The purpose of this article is to determine the attractiveness of Westpac Banking Corp. (NYSE:WBK) as an investment option. To do so I will review WBK's recent performance and news surrounding the company, trends in the banking industry, and forecasted earnings power to determine if it makes sense for investors to initiate a long investment at this time.
First, a little about WBK. WBK is a banking company that operates through three divisions: Australian Financial Services (AFS), Westpac Institutional Bank (WIB) and Westpac New Zealand and primarily serves customers in both Australia and New Zealand. The company's main business is its retail and business banking operations in Australia, and includes Westpac Retail & Business Banking (Westpac RBB), St. George Banking Group and BT Financial Group Australia (BFTG). BTFG is Westpac's Australian wealth management division. The company is headquartered in Sydney, Australia and has performed strongly since the recession as it had a stronger balance sheet than most European and American banks and has benefited as the Asian and Pacific economies, which WBK strongly relies on, have rebounded. Currently, the stock is trading at $27.63/share and pays a semi-annual dividend of $.84/share, which translates to an annual yield of around 6.1%. Year-to-date the stock has been very volatile, starting the year in the $27/share range, moving in to the mid-$30s, then dropping down to the mid-$20s, only to rebound and fall again. The stock is up just over 1% in a fifty-two week period, excluding dividends.
Given the WBK's volatile performance, it may not appear to be the safest bet going in to 2014. However, I personally feel the stock is currently at a great entry point and I will highlight why I decided to initiate a long position in WBK today.
One, banking stocks typically mirror the overall health of the economy and tend to perform strongly when the economy is doing well and when employment rates are healthy. Employment figures are generally "good" in Australia, with the rate recently ticking up slightly to 5.8% (from 5.7%). This, in my view, paints a very strong employment picture for the country, as jobless rates in the U.S. and U.K. are stubbornly above 7%, and rates in many EU nations are well above that. Australia's labor market has stayed steady throughout the year, and is forecasted to be around 5.5% in mid-2014. A healthy labor market is a catalyst for inflation, driving up wages and home values, which is positive for stocks.
Second, WBK has had a strong year in 2013, compared to 2012, and I expect that trend to continue in to 2014 as the global economy continues to improve, so I feel their positive results are sustainable. Some highlights so far in 2013 are that net profit is up 14% and earnings per share are up 6%. Lending increased 4%, or $22 billion, with a 4% rise in Australian housing loans. Customer deposits increased $35 billion to $383 billion, up 10%, which signifies a healthy consumer base. Also, WBK has a sector leading expense to income ratio of 40.9%, which is better than its peers. These facts indicate to me that WBK is a strong company that is growing impressively in a tough economic environment. Given that the economy continues to gradually improve, I see WBK continuing its strong performance in these areas in to the new year.

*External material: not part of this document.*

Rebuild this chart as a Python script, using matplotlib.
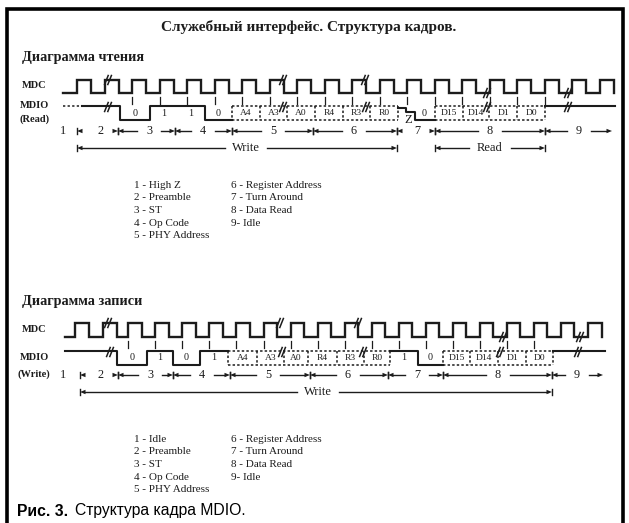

A third reason I like WBK has to do with its dividend, with a healthy yield of over 6%. With investors worried about rising rates with the Fed tapering on the horizon, I feel WBK's yield is high enough for investors to stay invested rather than look for the 2-3% rates in Treasuries. Additionally, WBK's dividend outperforms the competition. Rival bank "Australia and New Zealand Banking (OTCPK:ANZBY)" has a slightly lower yield with a dividend of $.87/share, but the difference is most apparent when comparing WBK to its rival U.S. and U.K. banks. "Wells Fargo & Co (NYSE:WFC)" sports a yield of $.30/share, quarterly, which translates to an annual yield around 2.75% and "Lloyds Banking Group PLC (NYSE:LYG)" and Royal Bank of Scotland (NYSE:RBS)" both have negative earnings and no dividend. With the effects of the recession still on my mind, and on the minds of many investors, I feel companies with above-average dividends, such as WBK, will continue to attract attention.
Bottom line: WBK has been under pressure recently; with the stock down over 8% over a three month period, as the unemployment figure ticks up in mainland Australia and the country's over-reliance on Asia is worrying investors. However, rather than seeing this as a time to flee the stock, I view its pullback as a great opportunity. From a quick view of the stock's performance over the past five years, it is clear that downward movement in the stock does not last long and is typically followed by a period of outperformance. Overall, I think the health of the Australian economy is going to be a positive catalyst for banks going forward. At roughly 15 times earnings, WBK is not an expensive stock, and its dividend yield of over 6% provides some downside risk protection. I expect WBK, and banking stocks in general, to perform strongly in 2014, which is why I initiated a long position in WBK today.
Disclosure: I am long WBK. I wrote this article myself, and it expresses my own opinions. I am not receiving compensation for it (other than from Seeking Alpha). I have no business relationship with any company whose stock is mentioned in this article.